Aim of the task:
Keep only those lines of the records that include the string "React".

The records:
■ ■ ■ ■ ■
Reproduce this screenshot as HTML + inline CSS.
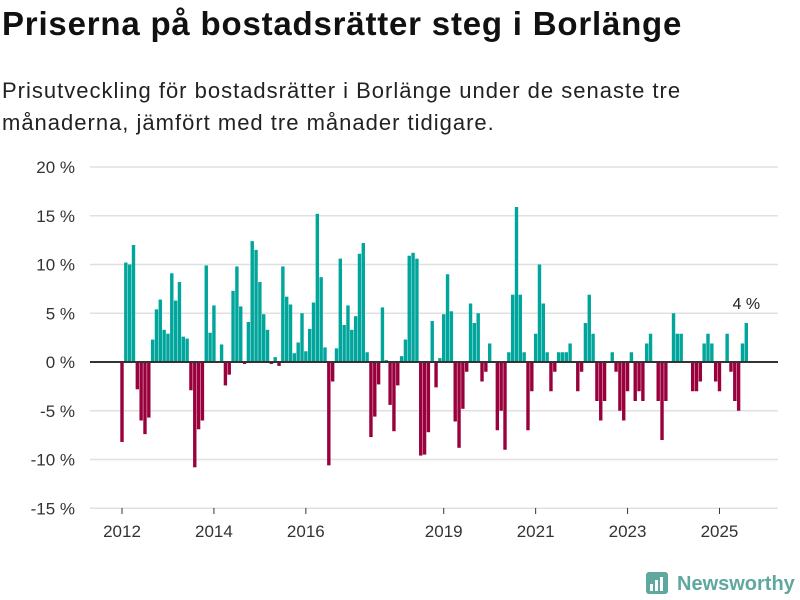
■ ■ ■ ■ ■
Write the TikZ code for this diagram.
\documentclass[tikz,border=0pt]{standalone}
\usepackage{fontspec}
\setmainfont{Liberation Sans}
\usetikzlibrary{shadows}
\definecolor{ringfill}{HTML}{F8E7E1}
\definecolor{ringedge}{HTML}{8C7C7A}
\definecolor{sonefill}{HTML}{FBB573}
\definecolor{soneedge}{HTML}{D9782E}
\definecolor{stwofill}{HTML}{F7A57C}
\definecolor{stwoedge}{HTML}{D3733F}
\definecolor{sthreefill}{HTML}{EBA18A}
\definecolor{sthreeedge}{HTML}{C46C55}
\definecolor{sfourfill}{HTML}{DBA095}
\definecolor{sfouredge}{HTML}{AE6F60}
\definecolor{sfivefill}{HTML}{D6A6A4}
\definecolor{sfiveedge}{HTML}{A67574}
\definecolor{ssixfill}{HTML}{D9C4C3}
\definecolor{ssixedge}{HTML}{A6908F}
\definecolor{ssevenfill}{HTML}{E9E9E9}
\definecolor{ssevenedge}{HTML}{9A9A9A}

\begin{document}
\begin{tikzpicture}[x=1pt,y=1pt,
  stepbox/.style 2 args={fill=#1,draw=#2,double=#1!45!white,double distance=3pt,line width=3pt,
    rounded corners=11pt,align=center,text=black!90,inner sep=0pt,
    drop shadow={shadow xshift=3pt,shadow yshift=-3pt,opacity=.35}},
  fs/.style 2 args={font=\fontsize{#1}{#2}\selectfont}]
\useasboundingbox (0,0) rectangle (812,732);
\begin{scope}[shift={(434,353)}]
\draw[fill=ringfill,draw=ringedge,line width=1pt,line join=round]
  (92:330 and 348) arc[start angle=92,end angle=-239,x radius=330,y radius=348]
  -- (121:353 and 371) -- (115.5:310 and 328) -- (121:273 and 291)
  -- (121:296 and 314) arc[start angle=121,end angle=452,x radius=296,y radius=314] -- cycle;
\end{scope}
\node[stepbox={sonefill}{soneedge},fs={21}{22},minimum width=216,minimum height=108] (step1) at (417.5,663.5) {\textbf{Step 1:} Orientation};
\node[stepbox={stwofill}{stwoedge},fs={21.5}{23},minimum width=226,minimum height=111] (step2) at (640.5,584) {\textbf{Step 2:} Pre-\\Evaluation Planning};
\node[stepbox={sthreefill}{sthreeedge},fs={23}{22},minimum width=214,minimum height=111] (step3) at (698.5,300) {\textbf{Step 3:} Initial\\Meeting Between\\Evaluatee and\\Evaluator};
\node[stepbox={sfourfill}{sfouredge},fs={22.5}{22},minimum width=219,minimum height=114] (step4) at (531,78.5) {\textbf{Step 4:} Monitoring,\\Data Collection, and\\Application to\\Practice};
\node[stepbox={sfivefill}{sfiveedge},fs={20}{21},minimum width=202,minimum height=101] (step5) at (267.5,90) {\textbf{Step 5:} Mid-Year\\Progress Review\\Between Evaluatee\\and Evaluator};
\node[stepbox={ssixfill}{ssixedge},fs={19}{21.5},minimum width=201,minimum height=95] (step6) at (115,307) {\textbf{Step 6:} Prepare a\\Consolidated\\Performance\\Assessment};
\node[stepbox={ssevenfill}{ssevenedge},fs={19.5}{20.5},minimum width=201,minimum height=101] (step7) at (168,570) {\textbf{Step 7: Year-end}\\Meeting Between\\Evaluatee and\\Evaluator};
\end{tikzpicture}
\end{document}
■ ■ ■ ■ ■
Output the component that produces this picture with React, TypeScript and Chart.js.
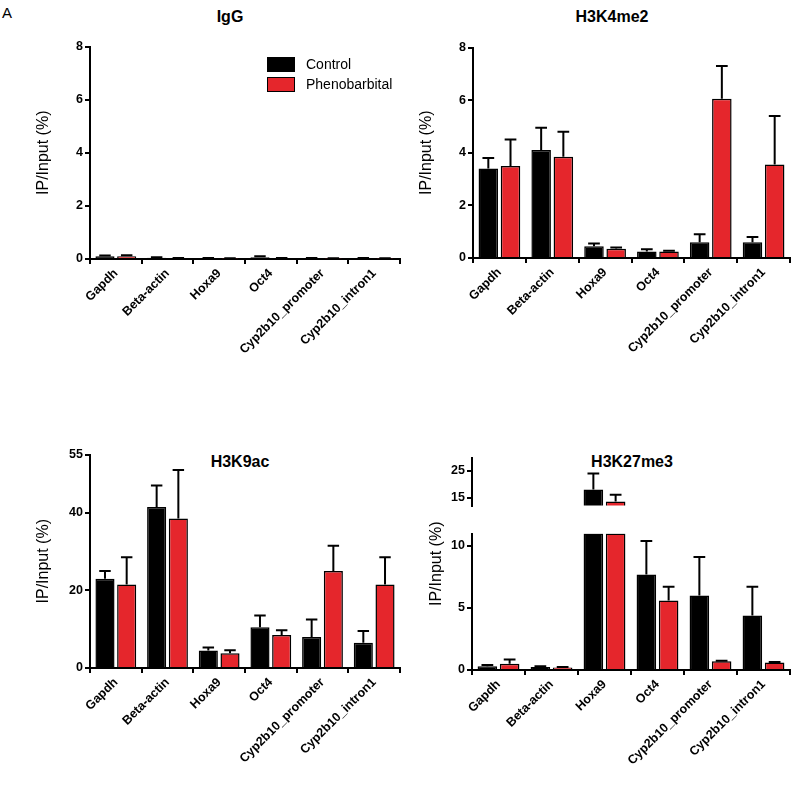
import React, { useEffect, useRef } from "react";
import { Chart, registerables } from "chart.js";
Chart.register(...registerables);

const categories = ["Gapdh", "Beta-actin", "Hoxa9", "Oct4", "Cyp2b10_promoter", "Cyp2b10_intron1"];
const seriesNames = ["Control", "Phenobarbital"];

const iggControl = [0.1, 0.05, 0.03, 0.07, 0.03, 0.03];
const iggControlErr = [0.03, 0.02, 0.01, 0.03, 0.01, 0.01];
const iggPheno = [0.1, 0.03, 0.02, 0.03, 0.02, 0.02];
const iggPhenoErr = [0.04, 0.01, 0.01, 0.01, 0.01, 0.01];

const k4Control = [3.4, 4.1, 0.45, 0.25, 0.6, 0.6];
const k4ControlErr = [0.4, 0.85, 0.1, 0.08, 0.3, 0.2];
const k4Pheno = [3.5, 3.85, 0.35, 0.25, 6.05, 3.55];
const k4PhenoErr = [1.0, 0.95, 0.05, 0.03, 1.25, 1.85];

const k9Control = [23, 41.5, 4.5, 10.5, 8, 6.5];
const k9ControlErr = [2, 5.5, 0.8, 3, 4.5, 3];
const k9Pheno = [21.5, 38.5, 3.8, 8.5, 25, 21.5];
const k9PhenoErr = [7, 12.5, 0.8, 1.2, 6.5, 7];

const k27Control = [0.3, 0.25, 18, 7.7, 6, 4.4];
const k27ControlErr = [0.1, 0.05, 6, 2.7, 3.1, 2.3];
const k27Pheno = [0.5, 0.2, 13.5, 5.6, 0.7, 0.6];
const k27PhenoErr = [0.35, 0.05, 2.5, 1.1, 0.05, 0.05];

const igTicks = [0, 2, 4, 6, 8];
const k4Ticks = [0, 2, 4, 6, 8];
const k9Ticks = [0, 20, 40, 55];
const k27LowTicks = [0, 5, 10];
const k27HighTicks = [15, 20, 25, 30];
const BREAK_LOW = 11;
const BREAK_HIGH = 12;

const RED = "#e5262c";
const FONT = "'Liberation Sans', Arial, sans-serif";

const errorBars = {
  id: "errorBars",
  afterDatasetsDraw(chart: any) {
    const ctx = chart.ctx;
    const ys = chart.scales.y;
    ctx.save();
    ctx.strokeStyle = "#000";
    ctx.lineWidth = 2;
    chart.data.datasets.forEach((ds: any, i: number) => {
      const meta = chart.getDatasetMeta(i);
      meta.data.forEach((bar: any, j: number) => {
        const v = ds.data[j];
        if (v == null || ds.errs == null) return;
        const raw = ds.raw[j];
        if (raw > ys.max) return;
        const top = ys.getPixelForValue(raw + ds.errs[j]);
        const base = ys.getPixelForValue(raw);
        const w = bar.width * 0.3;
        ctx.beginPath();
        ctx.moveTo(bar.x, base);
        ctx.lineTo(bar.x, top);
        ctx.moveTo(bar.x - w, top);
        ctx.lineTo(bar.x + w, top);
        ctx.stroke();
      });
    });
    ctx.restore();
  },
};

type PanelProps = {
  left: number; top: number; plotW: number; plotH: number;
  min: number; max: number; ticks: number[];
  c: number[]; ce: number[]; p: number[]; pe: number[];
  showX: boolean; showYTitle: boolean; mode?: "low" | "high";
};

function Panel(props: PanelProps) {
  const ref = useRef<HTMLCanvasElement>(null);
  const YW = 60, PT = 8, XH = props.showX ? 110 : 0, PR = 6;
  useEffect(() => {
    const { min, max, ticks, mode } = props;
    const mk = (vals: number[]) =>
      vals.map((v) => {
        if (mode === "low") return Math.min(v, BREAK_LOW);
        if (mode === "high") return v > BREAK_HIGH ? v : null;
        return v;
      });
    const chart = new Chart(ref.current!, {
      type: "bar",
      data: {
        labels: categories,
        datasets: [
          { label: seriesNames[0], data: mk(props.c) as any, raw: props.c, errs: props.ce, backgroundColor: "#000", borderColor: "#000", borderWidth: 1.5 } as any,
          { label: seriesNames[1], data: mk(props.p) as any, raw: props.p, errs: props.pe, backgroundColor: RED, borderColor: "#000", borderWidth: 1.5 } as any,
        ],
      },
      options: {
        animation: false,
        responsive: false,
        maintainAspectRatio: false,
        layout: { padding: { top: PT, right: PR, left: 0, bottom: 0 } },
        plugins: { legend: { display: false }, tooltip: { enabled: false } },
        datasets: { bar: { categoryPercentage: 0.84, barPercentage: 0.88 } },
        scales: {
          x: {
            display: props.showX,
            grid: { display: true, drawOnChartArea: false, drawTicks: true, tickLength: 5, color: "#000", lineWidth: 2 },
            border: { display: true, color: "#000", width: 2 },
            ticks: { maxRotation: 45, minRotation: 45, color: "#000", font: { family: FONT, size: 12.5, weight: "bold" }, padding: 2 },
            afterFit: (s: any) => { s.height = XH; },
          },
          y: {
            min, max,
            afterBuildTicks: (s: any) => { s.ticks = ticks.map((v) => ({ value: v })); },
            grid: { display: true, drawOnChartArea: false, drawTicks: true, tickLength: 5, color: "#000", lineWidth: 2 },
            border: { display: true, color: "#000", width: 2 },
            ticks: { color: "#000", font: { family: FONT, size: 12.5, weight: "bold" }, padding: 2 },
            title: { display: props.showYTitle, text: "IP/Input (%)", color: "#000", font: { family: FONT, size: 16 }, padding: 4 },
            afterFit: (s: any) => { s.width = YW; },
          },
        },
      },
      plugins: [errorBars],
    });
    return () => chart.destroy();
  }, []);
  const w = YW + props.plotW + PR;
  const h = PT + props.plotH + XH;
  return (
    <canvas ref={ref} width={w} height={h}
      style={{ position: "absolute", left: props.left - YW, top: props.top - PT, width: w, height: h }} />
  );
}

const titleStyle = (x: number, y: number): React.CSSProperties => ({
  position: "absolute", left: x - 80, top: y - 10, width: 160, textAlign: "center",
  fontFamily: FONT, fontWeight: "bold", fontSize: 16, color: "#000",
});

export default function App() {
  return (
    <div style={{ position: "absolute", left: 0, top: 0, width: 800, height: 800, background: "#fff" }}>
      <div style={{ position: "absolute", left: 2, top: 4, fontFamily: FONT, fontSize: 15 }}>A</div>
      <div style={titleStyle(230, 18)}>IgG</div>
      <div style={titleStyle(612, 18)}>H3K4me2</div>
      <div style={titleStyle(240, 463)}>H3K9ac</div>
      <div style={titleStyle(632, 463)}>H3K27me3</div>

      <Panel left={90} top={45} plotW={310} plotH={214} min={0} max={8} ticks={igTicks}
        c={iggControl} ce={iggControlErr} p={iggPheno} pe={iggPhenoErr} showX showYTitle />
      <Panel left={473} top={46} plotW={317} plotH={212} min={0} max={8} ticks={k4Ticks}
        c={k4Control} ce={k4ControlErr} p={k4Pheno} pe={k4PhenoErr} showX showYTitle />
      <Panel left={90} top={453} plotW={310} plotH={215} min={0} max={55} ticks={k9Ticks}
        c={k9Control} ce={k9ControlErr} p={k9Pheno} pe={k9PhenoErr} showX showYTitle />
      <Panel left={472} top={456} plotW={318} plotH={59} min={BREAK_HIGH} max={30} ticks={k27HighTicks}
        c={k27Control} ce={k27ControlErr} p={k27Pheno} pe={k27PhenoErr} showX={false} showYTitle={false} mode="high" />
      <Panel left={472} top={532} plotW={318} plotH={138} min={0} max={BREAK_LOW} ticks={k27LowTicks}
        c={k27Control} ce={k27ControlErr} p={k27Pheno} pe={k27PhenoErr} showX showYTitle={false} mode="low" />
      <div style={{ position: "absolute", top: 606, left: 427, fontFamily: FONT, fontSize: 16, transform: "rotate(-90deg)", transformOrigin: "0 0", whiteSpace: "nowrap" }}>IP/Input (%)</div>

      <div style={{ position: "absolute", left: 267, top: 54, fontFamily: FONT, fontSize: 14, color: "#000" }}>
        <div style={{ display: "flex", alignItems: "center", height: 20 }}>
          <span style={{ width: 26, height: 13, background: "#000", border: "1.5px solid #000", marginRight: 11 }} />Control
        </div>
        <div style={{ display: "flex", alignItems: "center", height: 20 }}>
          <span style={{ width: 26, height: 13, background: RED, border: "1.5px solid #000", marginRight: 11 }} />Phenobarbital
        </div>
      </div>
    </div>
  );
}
■ ■ ■ ■ ■
Correct response:
Output the component that produces this picture with React, TypeScript and Chart.js.
import React, { useEffect, useRef } from "react";
const titleStyle = (x: number, y: number): React.CSSProperties => ({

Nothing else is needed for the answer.